Without any pictures, restate the lines from the one containing "Recreate this image as a Python" to the one containing "import seaborn as sns", word for word, ends included.

========================================

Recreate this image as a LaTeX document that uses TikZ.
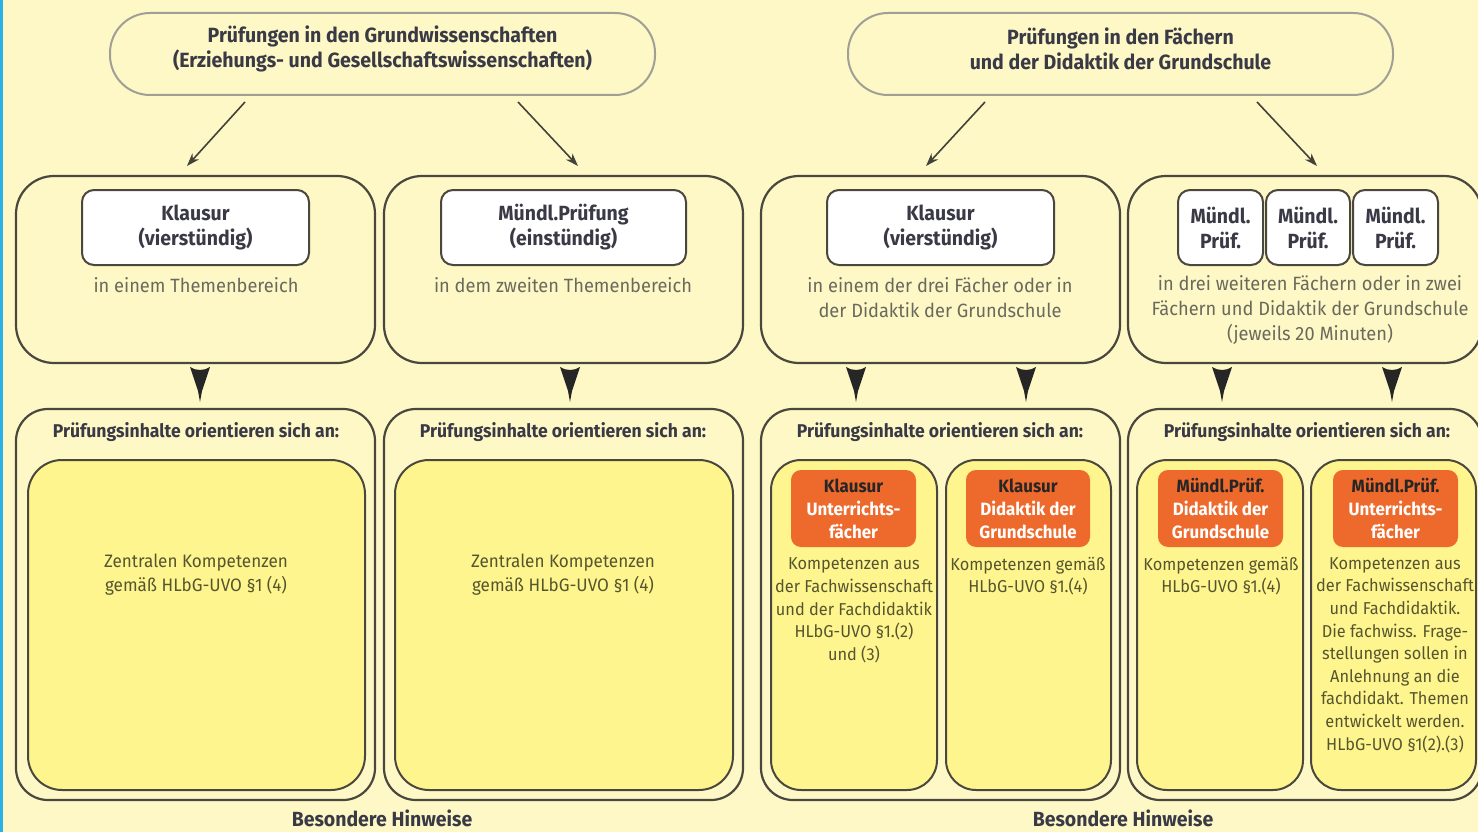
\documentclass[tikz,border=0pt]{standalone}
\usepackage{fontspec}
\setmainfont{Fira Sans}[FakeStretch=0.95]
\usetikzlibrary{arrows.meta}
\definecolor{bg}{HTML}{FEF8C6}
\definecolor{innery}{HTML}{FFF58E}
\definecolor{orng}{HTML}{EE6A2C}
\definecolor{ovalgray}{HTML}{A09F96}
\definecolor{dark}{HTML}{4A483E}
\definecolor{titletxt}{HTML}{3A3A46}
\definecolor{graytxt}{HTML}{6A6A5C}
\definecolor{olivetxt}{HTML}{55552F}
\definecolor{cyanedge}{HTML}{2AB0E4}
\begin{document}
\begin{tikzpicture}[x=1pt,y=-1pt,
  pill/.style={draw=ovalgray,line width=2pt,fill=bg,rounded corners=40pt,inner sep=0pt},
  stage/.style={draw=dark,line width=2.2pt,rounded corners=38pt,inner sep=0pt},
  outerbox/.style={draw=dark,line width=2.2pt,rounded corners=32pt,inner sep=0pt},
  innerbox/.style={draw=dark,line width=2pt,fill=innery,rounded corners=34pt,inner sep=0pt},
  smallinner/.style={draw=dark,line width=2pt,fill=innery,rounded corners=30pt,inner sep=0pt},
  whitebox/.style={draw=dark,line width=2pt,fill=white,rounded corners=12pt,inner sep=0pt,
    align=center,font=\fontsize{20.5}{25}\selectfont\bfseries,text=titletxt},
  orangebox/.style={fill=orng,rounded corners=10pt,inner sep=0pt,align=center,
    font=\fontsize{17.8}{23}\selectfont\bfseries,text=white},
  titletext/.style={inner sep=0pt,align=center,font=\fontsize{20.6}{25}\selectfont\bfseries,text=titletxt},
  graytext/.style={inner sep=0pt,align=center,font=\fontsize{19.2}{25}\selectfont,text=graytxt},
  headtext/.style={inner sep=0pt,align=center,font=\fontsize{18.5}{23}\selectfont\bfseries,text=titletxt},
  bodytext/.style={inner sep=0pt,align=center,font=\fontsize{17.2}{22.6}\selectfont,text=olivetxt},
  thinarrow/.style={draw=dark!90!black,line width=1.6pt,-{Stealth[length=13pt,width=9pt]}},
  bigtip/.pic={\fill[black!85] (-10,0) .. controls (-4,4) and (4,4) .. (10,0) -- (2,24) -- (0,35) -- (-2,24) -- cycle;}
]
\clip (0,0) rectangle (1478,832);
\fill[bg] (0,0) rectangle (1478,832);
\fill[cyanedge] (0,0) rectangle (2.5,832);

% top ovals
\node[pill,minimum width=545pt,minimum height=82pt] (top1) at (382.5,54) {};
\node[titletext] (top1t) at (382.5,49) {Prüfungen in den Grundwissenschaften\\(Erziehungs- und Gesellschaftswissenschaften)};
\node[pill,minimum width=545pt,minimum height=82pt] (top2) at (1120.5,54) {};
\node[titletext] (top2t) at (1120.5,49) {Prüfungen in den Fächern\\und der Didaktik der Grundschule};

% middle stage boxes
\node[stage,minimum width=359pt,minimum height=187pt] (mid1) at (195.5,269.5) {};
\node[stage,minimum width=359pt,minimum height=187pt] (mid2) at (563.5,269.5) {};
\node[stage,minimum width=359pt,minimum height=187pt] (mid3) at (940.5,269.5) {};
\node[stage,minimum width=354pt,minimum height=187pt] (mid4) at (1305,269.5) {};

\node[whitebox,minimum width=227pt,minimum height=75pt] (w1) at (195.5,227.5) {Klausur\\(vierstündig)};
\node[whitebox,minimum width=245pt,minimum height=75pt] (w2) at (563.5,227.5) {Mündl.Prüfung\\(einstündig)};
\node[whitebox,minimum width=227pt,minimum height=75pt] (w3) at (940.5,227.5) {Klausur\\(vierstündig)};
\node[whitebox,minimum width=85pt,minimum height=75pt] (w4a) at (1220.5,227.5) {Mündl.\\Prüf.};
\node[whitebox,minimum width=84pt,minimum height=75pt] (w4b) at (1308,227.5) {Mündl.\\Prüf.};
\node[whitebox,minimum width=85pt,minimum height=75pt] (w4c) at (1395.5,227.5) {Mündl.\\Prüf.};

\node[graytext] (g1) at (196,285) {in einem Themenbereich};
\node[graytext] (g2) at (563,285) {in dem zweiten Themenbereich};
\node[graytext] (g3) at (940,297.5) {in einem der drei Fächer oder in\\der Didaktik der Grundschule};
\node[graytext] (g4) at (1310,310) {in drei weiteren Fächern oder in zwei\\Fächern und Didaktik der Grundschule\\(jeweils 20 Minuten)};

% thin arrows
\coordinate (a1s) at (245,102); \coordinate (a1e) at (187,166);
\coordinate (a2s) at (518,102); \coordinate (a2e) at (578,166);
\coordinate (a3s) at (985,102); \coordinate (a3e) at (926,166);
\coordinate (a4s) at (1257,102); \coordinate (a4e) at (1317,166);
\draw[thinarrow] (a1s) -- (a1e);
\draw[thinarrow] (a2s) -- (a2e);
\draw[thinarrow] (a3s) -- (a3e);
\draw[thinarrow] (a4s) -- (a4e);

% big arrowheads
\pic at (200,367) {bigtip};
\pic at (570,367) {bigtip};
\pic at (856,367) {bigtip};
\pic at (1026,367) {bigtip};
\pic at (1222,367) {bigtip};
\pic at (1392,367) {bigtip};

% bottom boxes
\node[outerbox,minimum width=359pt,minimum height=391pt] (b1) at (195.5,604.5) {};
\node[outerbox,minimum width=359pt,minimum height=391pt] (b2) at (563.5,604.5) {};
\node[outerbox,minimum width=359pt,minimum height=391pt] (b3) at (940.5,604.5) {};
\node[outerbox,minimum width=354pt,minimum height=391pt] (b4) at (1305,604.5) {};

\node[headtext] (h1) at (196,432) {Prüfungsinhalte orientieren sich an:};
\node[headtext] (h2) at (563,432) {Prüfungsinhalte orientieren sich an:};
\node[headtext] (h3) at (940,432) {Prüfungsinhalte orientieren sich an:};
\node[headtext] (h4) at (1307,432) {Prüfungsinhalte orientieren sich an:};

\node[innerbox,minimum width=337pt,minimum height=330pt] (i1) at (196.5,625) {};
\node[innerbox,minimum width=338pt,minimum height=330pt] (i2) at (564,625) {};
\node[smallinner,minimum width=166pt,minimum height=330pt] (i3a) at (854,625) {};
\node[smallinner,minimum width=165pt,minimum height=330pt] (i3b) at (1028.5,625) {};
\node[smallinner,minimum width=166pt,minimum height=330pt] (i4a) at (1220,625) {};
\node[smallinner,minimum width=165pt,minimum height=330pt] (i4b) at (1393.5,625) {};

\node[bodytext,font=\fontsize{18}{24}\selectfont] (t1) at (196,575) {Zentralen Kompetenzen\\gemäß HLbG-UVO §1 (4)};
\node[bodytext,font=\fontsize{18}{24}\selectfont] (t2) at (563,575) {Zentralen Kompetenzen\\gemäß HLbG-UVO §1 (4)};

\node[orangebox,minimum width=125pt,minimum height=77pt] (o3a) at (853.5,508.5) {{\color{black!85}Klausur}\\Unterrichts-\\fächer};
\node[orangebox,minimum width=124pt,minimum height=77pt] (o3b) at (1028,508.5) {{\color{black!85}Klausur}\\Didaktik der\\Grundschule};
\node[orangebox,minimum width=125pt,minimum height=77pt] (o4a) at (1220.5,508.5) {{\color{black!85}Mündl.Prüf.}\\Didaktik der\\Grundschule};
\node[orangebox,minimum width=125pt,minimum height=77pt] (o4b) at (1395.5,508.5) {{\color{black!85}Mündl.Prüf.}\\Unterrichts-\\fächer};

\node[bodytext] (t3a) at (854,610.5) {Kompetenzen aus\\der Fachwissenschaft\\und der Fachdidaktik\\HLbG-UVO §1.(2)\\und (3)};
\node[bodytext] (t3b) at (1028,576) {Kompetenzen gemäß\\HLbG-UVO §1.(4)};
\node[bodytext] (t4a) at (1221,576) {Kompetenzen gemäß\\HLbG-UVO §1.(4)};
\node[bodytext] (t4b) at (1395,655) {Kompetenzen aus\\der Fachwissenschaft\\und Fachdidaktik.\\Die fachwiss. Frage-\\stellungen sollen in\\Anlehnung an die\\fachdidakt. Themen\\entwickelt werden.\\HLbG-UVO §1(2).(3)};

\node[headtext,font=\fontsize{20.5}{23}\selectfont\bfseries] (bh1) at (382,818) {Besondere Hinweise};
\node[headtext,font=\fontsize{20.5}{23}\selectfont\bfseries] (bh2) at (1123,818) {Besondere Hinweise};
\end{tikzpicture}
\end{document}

========================================

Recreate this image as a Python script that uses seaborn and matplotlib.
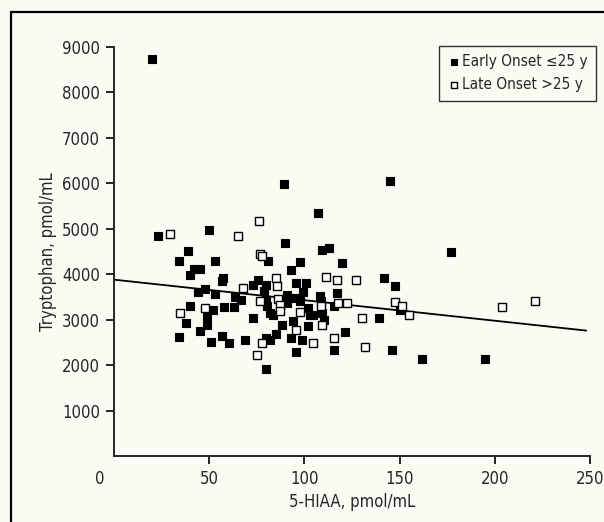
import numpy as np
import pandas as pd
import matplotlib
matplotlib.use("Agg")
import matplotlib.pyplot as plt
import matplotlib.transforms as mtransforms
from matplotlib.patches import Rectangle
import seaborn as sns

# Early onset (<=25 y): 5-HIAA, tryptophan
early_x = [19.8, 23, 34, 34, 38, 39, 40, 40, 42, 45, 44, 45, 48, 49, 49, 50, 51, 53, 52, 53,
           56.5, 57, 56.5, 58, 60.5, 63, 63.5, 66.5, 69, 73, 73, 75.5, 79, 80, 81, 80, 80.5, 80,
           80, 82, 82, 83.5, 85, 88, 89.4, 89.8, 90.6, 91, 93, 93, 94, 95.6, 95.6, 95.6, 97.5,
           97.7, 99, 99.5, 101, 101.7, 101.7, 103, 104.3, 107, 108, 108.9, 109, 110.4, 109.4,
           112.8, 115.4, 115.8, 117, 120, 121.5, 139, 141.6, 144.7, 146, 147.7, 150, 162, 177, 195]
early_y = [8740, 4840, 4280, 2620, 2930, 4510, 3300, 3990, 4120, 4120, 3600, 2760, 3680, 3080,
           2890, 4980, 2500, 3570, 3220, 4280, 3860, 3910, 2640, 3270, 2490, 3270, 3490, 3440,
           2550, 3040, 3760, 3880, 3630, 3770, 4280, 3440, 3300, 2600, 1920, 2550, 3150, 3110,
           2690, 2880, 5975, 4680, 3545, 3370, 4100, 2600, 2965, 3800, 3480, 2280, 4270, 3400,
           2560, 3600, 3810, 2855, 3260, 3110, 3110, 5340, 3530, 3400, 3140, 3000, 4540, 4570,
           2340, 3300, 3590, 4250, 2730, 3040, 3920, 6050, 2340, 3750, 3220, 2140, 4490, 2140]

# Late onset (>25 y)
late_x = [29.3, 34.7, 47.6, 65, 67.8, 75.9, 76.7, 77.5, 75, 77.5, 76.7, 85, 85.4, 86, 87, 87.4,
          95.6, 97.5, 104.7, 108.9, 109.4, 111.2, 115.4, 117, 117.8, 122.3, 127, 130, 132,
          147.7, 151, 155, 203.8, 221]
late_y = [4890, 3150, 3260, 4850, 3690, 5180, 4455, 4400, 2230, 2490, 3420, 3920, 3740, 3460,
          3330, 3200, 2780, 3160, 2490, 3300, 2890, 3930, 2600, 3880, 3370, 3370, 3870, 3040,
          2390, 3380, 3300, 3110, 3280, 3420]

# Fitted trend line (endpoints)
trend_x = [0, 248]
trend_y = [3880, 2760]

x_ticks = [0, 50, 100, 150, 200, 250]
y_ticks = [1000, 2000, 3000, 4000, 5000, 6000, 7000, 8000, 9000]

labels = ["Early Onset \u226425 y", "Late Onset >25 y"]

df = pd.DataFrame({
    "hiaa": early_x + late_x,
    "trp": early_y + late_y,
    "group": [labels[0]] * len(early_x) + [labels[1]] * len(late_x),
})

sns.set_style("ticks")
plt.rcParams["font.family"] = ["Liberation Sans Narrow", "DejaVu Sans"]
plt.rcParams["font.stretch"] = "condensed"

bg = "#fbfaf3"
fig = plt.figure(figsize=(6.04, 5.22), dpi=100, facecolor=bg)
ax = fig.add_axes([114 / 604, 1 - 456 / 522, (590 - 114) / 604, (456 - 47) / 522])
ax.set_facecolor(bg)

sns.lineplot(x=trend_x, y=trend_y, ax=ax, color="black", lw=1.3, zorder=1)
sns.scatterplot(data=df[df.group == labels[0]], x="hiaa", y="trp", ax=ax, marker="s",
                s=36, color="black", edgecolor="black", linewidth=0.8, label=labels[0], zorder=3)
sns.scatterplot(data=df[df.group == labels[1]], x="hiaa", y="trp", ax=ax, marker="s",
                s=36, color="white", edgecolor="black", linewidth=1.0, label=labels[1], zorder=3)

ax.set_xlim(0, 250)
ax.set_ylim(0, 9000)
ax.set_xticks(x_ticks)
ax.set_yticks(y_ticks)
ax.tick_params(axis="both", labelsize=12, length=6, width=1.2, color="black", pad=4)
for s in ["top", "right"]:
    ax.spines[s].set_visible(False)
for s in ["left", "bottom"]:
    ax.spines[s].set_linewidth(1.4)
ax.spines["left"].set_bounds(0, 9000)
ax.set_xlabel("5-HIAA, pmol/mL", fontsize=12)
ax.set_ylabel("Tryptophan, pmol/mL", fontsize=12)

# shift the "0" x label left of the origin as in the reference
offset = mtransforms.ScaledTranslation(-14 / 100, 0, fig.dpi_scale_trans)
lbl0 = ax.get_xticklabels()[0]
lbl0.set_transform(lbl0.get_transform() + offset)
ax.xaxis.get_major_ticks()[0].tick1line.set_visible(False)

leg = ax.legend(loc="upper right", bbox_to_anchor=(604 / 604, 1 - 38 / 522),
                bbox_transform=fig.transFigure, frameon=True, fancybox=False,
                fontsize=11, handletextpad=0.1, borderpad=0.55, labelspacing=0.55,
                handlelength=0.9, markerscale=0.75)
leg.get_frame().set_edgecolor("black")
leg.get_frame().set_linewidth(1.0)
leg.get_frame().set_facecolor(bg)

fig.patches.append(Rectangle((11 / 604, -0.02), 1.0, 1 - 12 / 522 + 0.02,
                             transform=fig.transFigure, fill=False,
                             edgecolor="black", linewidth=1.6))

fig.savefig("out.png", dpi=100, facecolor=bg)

========================================

### Full response:
Recreate this image as a Python script that uses seaborn and matplotlib.
import numpy as np
import pandas as pd
import matplotlib
matplotlib.use("Agg")
import matplotlib.pyplot as plt
import matplotlib.transforms as mtransforms
from matplotlib.patches import Rectangle
import seaborn as sns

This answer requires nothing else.